Il est aujourd’hui devenu l’alibi moral d’une époque qui n’ose plus juger.
Les jurés n’osent plus condamner, les juges n’osent plus trancher, les politiques n’osent plus réformer.
Et pendant ce temps, la bêtise devient un refuge juridique — une stratégie de défense, presque un privilège de classe.

Quand une étudiante en criminologie peut transporter pour 200 000 £ de drogue et être déclarée non coupable parce qu’elle “n’a pas compris”, ce n’est plus la justice qui flanche — c’est la civilisation du droit qui vacille.
Car si le crime devient excusable par ignorance, alors le savoir devient un fardeau, et l’intelligence, une faute.

Dans un monde où l’on ne juge plus les actes mais les intentions,
où la culpabilité se mesure à la sincérité des larmes,
il ne reste plus que deux catégories d’individus :
ceux qui mentent bien, et ceux qui pleurent mieux.

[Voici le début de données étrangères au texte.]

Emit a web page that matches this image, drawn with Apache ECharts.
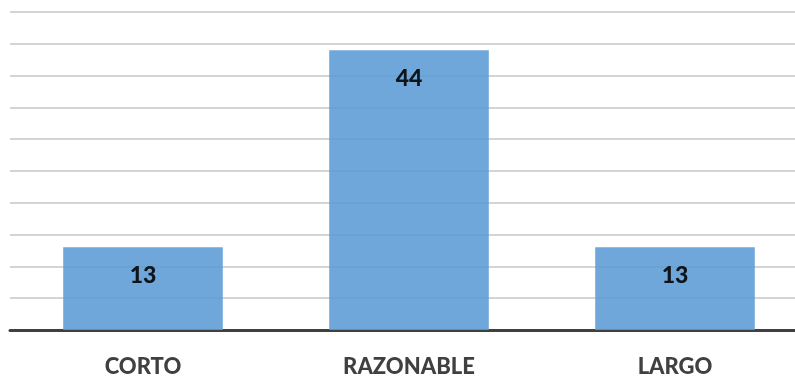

Et ce n’est plus la loi qui gouverne — c’est la psychologie.
Une psychologie molle, sentimentale, anesthésiante, qui confond la bonté avec l’abdication.
En cela, le verdict “not proven” n’est pas seulement une absurdité judiciaire : c’est un symptôme civilisationnel.
Il marque la victoire de l’émotion sur la raison — et la défaite du courage d’être lucide.